First-quarter 2012 adjusted earnings, based on the company's expected full-year effective tax rate of 25 percent, were $11 million, or $0.09 per diluted share, compared with $27 million, or $0.22 per diluted share, during the same period last year. The company reported a net loss of $46 million, or $0.38 per diluted share, compared with net earnings of $24 million, or $0.19 per diluted share, in the first quarter of 2011. (See Tables 1, 2 and 3 for a discussion and reconciliation of these items.)
"Owens Corning delivered results in line with our expectations for the quarter," said Chairman and Chief Executive Officer Mike Thaman. "We continue to be confident that we will grow adjusted EBIT in 2012.
"As compared to last year, Roofing volumes grew significantly, but margins were compressed due to asphalt cost inflation," Thaman said. "We expect another year of strong financial performance in Roofing based on our current outlook for volumes and pricing."
Consolidated First-Quarter 2012 Results
- Owens Corning's primary safety metric improved by 23 percent over the company's full-year 2011 performance.
- First-quarter adjusted earnings before interest and taxes (EBIT) were $43 million in 2012 compared with EBIT of $61 million in the first quarter of 2011. In the first quarter of 2012, the company had certain items that were not the result of current operations. Before adjusting for these items, Owens Corning's first-quarter 2012 EBIT was a loss of $12 million. (See Table 2 for a reconciliation of these items.)
- Volume growth in all three businesses drove nine-percent revenue improvement in the first quarter of 2012 over the same period last year.
Owens Corning today announced that its Board of Directors has authorized the company to repurchase up to 10 million additional shares of Owens Corning's outstanding common stock. Under a previously announced share repurchase program, 3.7 million shares continue to be available for repurchase.
Although there continues to be uncertainty in the macro-economic outlook, Owens Corning expects to grow adjusted EBIT in 2012 based on an improving U.S. housing market and continued growth in global industrial production.

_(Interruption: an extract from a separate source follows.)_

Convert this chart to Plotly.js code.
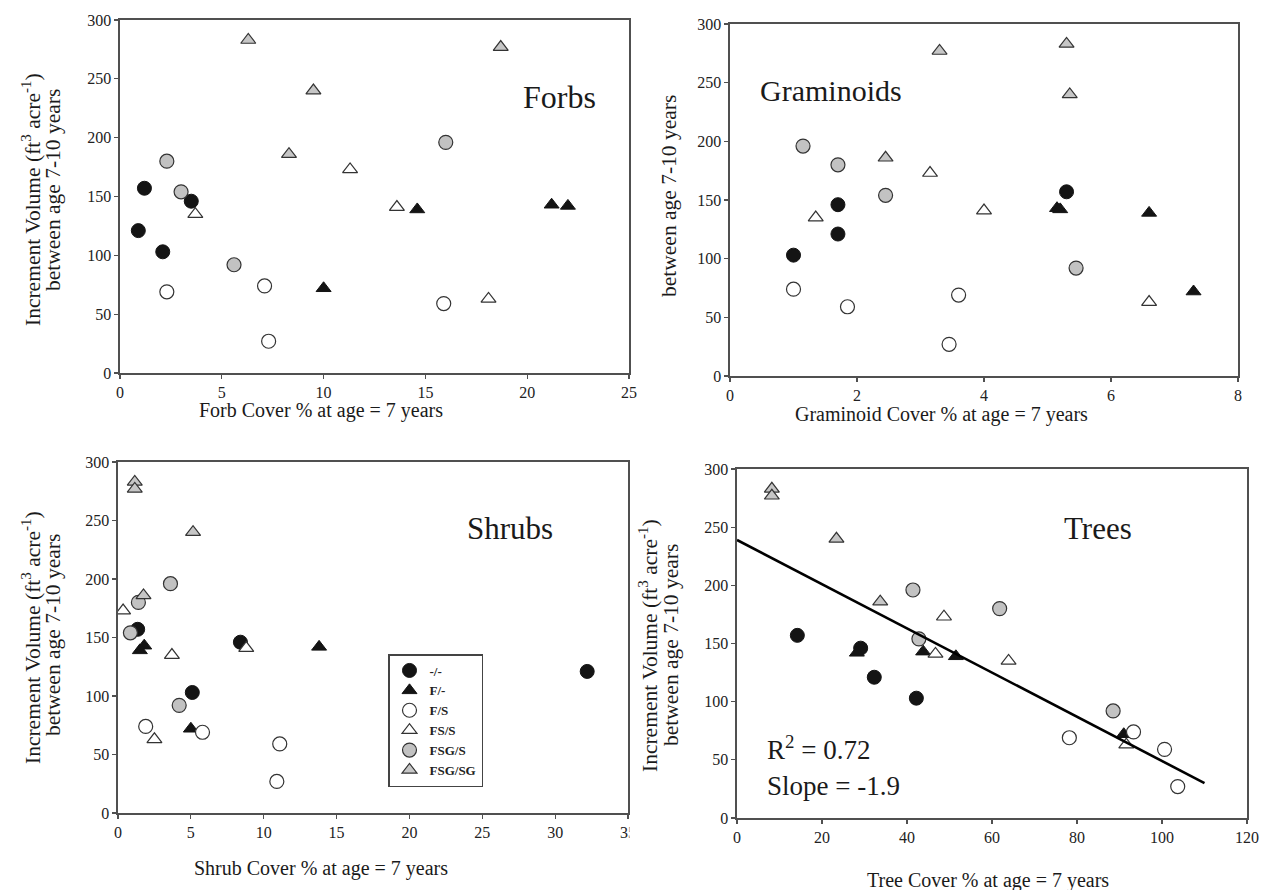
<!DOCTYPE html>
<html>
<head>
<meta charset="utf-8">
<script src="https://cdn.plot.ly/plotly-3.0.1.min.js"></script>
<style>
  html, body { margin: 0; padding: 0; background: #fff; }
  #chart { width: 1262px; height: 890px; }
</style>
</head>
<body>
<div id="chart"></div>
<script>
// Treatment groups, in legend order
const groups = ['-/-', 'F/-', 'F/S', 'FS/S', 'FSG/S', 'FSG/SG'];

// Increment volume (ft3 acre-1) between age 7 and 10 years, four plots per group
const volume = [
  [157, 146, 121, 103],
  [143, 142, 139, 72],
  [74, 69, 59, 27],
  [173, 141, 135, 63],
  [196, 180, 154, 92],
  [283, 277, 240, 186]
];

// Cover % at age 7, same plot order as volume
const forbCover = [
  [1.2, 3.5, 0.9, 2.1],
  [21.2, 22.0, 14.6, 10.0],
  [7.1, 2.3, 15.9, 7.3],
  [11.3, 13.6, 3.7, 18.1],
  [16.0, 2.3, 3.0, 5.6],
  [6.3, 18.7, 9.5, 8.3]
];
const graminoidCover = [
  [5.3, 1.7, 1.7, 1.0],
  [5.15, 5.2, 6.6, 7.3],
  [1.0, 3.6, 1.85, 3.45],
  [3.15, 4.0, 1.35, 6.6],
  [1.15, 1.7, 2.45, 5.45],
  [5.3, 3.3, 5.35, 2.45]
];
const shrubCover = [
  [1.35, 8.4, 32.2, 5.1],
  [1.8, 13.8, 1.5, 5.0],
  [1.9, 5.8, 11.1, 10.9],
  [0.35, 8.8, 3.7, 2.5],
  [3.6, 1.4, 0.85, 4.2],
  [1.15, 1.15, 5.15, 1.75]
];
const treeCover = [
  [14.2, 29.1, 32.3, 42.2],
  [43.8, 28.2, 51.5, 91.0],
  [93.3, 78.2, 100.6, 103.7],
  [48.7, 46.7, 63.9, 91.6],
  [41.4, 61.8, 42.8, 88.5],
  [8.2, 8.2, 23.4, 33.7]
];

// Linear fit of volume on tree cover
const treeFitSlope = -1.9;
const treeFitIntercept = 239;
const treeFitR2 = 0.72;
const treeFitRange = [0, 110];

const panelNames = ['Forbs', 'Graminoids', 'Shrubs', 'Trees'];
const coverTitles = [
  'Forb Cover % at age = 7 years',
  'Graminoid Cover % at age = 7 years',
  'Shrub Cover % at age = 7 years',
  'Tree Cover % at age = 7 years'
];

// ---------------------------------------------------------------------------
const W = 1262, H = 890;
const FONT = 'Liberation Serif, Times New Roman, serif';
const fx = p => p / W;
const fy = p => 1 - p / H;

const markerStyles = [
  { symbol: 'circle', size: 14, color: '#141414', line: { color: '#141414', width: 1 } },
  { symbol: 'triangle-up', size: 13, color: '#141414', line: { color: '#141414', width: 1 } },
  { symbol: 'circle', size: 14, color: '#ffffff', line: { color: '#333333', width: 1.2 } },
  { symbol: 'triangle-up', size: 13, color: '#ffffff', line: { color: '#333333', width: 1.2 } },
  { symbol: 'circle', size: 14, color: '#c2c2c2', line: { color: '#333333', width: 1.2 } },
  { symbol: 'triangle-up', size: 13, color: '#c6c6c6', line: { color: '#333333', width: 1.2 } }
];

const panels = [
  { cover: forbCover, xa: 'x', ya: 'y' },
  { cover: graminoidCover, xa: 'x2', ya: 'y2' },
  { cover: shrubCover, xa: 'x3', ya: 'y3', legend: true },
  { cover: treeCover, xa: 'x4', ya: 'y4' }
];

const traces = [];
panels.forEach(p => {
  groups.forEach((g, i) => {
    traces.push({
      type: 'scatter',
      mode: 'markers',
      name: g,
      x: p.cover[i],
      y: volume[i],
      xaxis: p.xa,
      yaxis: p.ya,
      marker: markerStyles[i],
      showlegend: !!p.legend,
      hoverinfo: 'x+y+name'
    });
  });
});

// Regression line on the tree panel
traces.push({
  type: 'scatter',
  mode: 'lines',
  x: treeFitRange,
  y: treeFitRange.map(v => treeFitIntercept + treeFitSlope * v),
  xaxis: 'x4',
  yaxis: 'y4',
  line: { color: '#000', width: 2.6 },
  showlegend: false,
  hoverinfo: 'skip'
});

function axisBase() {
  return {
    showline: true,
    linecolor: '#505050',
    linewidth: 1.6,
    mirror: true,
    ticks: 'outside',
    ticklen: 4,
    tickwidth: 1.2,
    tickcolor: '#505050',
    showgrid: false,
    zeroline: false,
    tickfont: { family: FONT, size: 16, color: '#222' }
  };
}

function xAxis(domain, range, dtick, anchor) {
  return Object.assign(axisBase(), {
    domain: [fx(domain[0]), fx(domain[1])], range: range, dtick: dtick, anchor: anchor
  });
}
function yAxis(domain, anchor) {
  return Object.assign(axisBase(), {
    domain: [fy(domain[1]), fy(domain[0])], range: [0, 300], dtick: 50, anchor: anchor
  });
}

const annotations = [];
function label(text, x, y, size, opts) {
  annotations.push(Object.assign({
    text: text, xref: 'paper', yref: 'paper', x: fx(x), y: fy(y),
    xanchor: 'center', yanchor: 'middle', showarrow: false,
    font: { family: FONT, size: size, color: '#1a1a1a' }
  }, opts || {}));
}

// Panel names
label(panelNames[0], 559, 97, 32);
label(panelNames[1], 831, 90, 30);
label(panelNames[2], 510, 528, 31);
label(panelNames[3], 1098, 528, 31);

// Cover axis titles
label(coverTitles[0], 321, 410, 20);
label(coverTitles[1], 941, 414, 20);
label(coverTitles[2], 321, 868, 20);
label(coverTitles[3], 988, 880, 20);

// Volume axis titles (two lines each)
const volLine1 = 'Increment Volume (ft<sup>3</sup> acre<sup>-1</sup>)';
const volLine2 = 'between age 7-10 years';
const rot = { textangle: -90 };
label(volLine1, 31, 200, 21.5, rot);
label(volLine2, 53, 190, 21.5, rot);
label(volLine2, 669, 196, 21.5, rot);
label(volLine1, 31, 638, 21.5, rot);
label(volLine2, 53, 635, 21.5, rot);
label(volLine1, 648, 645, 21.5, rot);
label(volLine2, 671, 645, 21.5, rot);

// Fit statistics
label('R<sup>2</sup> = ' + treeFitR2.toFixed(2), 765, 748, 27, { xanchor: 'left' });
label('Slope = ' + treeFitSlope.toFixed(1), 765, 786, 27, { xanchor: 'left' });

const layout = {
  width: W,
  height: H,
  margin: { l: 0, r: 0, t: 0, b: 0 },
  font: { family: FONT, size: 16, color: '#222' },
  paper_bgcolor: '#fff',
  plot_bgcolor: '#fff',
  showlegend: true,
  xaxis: xAxis([120, 629], [0, 25], 5, 'y'),
  yaxis: yAxis([20, 373], 'x'),
  xaxis2: xAxis([730, 1238], [0, 8], 2, 'y2'),
  yaxis2: yAxis([24, 376], 'x2'),
  xaxis3: xAxis([118, 628], [0, 35], 5, 'y3'),
  yaxis3: yAxis([462, 813], 'x3'),
  xaxis4: xAxis([737, 1247], [0, 120], 20, 'y4'),
  yaxis4: yAxis([469, 818], 'x4'),
  legend: {
    x: fx(388), y: fy(654), xanchor: 'left', yanchor: 'top',
    bgcolor: '#fff', bordercolor: '#444', borderwidth: 1.5,
    font: { family: FONT, size: 13, color: '#222', weight: 'bold' },
    tracegroupgap: 0, itemwidth: 30
  },
  // the shrub panel is trimmed just past its right border
  shapes: [{
    type: 'rect', xref: 'paper', yref: 'paper', layer: 'above',
    x0: fx(629.5), x1: fx(640), y0: fy(845), y1: fy(816),
    fillcolor: '#fff', line: { width: 0 }
  }],
  annotations: annotations
};

Plotly.newPlot('chart', traces, layout, { staticPlot: true, displayModeBar: false });
</script>
</body>
</html>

Despite weakness in the European glass fiber reinforcements market, the company believes that global glass reinforcements demand will continue to grow in 2012.
As previously announced, the company is taking actions in its Composites segment to balance supply and to improve the sustainable competitive position of its European assets. In the first quarter, the company made progress in implementing these actions to transform its Composites operation into a global network of low-delivered-cost assets and to position the business to return to double-digit margins in 2013. In conjunction with these actions, the company anticipates incurring approximately $130 million in charges in 2012 through early 2013.
In the Building Materials segment, the company expects another year of strong financial performance in Roofing based on its current outlook for volumes and pricing. The company continues to believe Insulation will significantly narrow losses in 2012 on improved U.S. housing.
Cash taxes are expected to be about $30 million in 2012, due to the company's $2.3 billion U.S. tax net operating loss carry forward. The company estimates a long-term effective tax rate of 25 percent to 28 percent based on the blend of effective tax rates for its U.S. and non-U.S. operations. The effective book tax rate for 2012 is expected to be about 25 percent on adjusted earnings.
The company expects general corporate expenses to be between $110 million and $120 million in 2012. General corporate expenses include corporate staff and other activities that support the operations. Expenses will be higher in 2012 primarily due to increased pension expense and higher year-over-year incentive compensation costs.
Depreciation and amortization expenses are expected to be as much as $320 million in 2012, excluding the impact of the restructuring actions in Europe.
Capital expenditures in 2012 are expected to be about $350 million.